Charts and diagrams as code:
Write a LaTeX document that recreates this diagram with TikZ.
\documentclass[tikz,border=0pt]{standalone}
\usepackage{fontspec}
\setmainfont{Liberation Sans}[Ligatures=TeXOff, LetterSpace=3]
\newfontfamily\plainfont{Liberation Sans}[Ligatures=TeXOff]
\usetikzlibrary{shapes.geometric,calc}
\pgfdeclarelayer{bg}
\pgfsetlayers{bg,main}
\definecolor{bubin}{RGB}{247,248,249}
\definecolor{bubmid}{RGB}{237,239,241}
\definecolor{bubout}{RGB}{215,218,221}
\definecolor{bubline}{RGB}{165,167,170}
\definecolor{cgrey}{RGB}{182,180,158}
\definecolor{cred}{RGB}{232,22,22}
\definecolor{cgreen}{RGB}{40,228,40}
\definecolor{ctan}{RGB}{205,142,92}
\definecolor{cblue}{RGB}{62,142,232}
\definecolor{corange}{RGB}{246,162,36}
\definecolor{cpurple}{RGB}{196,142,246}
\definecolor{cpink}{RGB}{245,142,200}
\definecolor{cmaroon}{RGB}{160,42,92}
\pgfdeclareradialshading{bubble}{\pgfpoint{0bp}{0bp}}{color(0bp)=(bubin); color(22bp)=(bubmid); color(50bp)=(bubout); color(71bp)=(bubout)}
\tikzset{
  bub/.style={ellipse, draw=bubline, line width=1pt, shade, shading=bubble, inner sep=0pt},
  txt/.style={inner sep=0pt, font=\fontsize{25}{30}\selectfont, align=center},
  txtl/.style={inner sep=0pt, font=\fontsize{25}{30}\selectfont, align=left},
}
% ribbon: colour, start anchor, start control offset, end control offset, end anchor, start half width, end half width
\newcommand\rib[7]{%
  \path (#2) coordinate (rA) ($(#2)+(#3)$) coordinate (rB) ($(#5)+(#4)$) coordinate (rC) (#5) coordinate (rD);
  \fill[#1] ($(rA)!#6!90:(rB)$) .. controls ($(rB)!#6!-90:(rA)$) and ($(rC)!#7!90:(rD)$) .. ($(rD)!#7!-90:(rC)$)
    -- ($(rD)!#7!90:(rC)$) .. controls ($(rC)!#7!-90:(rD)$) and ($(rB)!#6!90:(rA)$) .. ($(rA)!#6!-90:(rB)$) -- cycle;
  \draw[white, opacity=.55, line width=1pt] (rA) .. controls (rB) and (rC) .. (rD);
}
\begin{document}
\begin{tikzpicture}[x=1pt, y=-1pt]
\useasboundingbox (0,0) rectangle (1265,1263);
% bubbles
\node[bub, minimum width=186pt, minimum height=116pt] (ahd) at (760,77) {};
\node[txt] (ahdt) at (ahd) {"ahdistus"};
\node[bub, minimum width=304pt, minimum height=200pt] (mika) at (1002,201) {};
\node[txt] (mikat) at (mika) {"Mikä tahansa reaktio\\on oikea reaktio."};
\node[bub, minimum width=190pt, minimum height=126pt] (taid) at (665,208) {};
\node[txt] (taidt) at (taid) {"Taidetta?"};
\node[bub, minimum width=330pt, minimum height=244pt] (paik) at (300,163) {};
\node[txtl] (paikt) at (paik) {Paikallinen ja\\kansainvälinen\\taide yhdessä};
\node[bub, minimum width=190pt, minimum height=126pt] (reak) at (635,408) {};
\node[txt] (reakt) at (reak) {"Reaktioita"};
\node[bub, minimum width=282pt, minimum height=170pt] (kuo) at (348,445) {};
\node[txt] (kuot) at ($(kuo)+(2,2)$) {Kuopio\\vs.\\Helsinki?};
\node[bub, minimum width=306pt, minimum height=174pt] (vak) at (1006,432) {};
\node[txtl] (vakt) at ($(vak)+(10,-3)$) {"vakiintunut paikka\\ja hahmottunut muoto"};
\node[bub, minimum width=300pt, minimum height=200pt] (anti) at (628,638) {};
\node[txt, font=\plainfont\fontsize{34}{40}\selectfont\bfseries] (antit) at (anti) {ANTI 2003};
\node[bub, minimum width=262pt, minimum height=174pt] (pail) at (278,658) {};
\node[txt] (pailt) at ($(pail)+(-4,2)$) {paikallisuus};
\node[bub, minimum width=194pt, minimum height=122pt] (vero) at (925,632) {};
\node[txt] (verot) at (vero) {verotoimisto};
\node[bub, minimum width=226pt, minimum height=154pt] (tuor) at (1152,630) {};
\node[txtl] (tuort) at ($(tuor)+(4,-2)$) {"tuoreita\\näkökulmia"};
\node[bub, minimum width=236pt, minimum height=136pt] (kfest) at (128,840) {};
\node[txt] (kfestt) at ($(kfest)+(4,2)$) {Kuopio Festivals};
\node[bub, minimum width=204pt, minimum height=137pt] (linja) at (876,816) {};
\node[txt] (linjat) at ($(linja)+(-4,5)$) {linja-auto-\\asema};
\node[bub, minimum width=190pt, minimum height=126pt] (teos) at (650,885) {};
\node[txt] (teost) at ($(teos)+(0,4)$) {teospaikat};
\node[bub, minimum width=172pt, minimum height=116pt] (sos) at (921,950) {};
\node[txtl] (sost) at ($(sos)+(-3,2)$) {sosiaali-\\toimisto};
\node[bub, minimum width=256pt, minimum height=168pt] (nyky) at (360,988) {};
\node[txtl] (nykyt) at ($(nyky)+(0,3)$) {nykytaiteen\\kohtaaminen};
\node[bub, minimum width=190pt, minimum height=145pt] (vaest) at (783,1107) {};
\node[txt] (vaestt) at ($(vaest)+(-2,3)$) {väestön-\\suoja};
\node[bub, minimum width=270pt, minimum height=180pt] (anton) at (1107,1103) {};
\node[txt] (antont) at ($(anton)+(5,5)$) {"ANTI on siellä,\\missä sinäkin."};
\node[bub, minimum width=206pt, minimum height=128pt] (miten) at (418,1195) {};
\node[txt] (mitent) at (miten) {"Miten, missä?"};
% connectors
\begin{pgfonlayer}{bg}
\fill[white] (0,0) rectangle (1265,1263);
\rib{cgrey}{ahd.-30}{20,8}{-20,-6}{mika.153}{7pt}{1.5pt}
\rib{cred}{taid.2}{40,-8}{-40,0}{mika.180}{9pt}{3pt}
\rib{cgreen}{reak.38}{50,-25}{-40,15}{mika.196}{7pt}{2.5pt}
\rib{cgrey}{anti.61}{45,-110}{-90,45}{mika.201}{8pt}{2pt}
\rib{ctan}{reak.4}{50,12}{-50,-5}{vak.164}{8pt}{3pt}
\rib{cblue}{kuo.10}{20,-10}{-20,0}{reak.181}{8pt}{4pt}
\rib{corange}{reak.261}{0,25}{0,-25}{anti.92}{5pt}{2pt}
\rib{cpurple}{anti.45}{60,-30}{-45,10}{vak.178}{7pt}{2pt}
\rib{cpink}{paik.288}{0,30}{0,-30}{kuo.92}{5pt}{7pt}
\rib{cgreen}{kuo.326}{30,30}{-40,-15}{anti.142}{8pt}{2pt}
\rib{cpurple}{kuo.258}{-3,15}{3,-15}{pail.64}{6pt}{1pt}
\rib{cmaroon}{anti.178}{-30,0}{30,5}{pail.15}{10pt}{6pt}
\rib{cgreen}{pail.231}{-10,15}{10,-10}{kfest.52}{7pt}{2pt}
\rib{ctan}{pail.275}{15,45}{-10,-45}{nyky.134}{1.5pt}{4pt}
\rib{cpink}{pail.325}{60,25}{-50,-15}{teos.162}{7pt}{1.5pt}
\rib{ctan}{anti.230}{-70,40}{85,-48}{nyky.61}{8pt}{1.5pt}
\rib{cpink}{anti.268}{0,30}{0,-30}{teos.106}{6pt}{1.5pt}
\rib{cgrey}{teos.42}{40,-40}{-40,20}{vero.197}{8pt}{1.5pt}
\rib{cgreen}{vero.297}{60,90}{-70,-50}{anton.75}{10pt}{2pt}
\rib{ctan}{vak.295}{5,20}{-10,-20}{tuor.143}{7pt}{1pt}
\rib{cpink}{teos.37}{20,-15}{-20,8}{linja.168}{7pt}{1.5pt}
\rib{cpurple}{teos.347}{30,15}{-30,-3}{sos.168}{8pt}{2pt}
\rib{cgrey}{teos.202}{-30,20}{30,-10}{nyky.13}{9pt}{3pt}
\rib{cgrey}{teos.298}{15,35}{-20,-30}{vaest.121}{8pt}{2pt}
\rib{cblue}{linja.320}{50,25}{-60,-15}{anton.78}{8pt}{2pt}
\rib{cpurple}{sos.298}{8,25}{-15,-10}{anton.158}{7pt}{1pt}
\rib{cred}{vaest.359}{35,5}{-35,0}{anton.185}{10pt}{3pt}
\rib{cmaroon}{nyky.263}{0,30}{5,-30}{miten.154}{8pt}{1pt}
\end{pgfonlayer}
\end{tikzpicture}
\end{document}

...

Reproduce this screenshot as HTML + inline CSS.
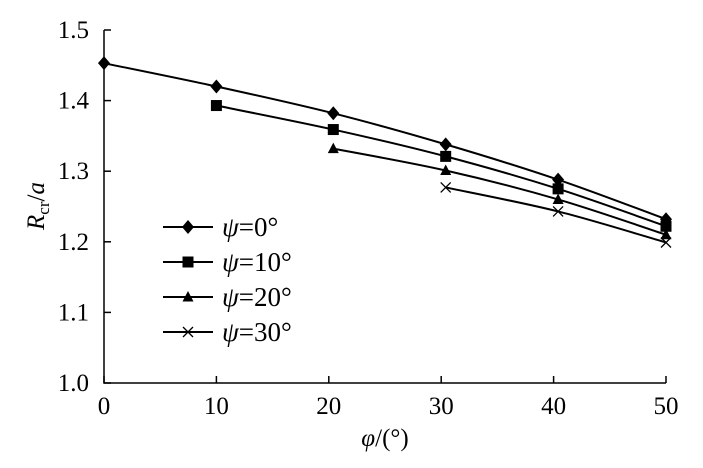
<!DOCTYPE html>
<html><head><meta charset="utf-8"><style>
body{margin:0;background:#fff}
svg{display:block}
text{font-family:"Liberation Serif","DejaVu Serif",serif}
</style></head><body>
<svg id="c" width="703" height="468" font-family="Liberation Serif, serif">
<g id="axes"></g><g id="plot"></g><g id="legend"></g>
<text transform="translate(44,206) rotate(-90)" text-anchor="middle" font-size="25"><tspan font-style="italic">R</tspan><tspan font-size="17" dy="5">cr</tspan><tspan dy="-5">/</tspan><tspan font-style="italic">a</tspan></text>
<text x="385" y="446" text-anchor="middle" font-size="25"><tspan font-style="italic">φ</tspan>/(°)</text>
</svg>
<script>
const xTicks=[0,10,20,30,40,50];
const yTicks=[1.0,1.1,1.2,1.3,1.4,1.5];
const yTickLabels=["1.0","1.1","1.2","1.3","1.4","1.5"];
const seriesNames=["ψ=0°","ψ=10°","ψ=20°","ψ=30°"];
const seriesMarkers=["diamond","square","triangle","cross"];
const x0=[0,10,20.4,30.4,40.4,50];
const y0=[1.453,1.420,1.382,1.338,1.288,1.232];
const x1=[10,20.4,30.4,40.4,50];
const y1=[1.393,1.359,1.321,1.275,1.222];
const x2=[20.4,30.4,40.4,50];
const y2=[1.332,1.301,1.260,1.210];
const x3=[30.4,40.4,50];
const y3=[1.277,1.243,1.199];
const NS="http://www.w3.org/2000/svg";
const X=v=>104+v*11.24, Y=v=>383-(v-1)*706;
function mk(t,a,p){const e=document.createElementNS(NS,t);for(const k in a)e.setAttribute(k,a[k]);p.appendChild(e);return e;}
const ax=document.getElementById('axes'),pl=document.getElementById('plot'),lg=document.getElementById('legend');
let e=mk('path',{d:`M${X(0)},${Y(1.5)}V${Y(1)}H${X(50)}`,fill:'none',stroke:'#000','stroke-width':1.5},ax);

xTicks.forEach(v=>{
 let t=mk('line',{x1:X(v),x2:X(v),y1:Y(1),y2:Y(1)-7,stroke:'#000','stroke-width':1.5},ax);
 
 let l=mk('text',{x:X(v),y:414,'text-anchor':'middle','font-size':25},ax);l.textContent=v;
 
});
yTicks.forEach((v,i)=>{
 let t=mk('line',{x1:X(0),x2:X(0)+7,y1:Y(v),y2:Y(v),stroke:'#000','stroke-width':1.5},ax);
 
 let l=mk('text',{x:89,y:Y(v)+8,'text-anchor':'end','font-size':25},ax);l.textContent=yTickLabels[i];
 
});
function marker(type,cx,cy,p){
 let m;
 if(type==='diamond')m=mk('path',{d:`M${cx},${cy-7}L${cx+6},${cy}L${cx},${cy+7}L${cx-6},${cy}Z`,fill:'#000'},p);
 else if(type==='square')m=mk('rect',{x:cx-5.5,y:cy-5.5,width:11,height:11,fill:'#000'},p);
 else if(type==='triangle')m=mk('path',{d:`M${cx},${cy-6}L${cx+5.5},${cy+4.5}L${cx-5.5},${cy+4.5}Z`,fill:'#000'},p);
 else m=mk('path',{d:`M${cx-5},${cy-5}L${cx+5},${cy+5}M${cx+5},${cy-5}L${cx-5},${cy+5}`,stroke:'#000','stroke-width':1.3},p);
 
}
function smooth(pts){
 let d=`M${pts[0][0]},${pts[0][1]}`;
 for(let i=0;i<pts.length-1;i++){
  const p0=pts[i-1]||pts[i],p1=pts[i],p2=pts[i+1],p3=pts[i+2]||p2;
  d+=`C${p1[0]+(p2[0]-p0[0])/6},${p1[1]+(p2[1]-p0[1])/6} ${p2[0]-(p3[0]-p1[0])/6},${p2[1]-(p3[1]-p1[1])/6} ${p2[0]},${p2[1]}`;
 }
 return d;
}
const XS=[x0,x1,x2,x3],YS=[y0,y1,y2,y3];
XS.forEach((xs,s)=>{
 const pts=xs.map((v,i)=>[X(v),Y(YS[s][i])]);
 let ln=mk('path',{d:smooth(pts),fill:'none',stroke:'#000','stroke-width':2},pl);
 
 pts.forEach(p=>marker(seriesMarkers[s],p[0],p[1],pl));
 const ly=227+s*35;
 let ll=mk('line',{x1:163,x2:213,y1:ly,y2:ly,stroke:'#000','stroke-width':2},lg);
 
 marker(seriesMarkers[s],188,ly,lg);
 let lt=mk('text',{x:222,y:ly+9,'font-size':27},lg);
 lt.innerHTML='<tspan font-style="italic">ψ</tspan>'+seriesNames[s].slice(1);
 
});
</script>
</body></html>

* [Task goal] From the data above, copy out every line with the string "this" in it.

* [Exercise answer]
Write a LaTeX document that recreates this diagram with TikZ.
Reproduce this screenshot as HTML + inline CSS.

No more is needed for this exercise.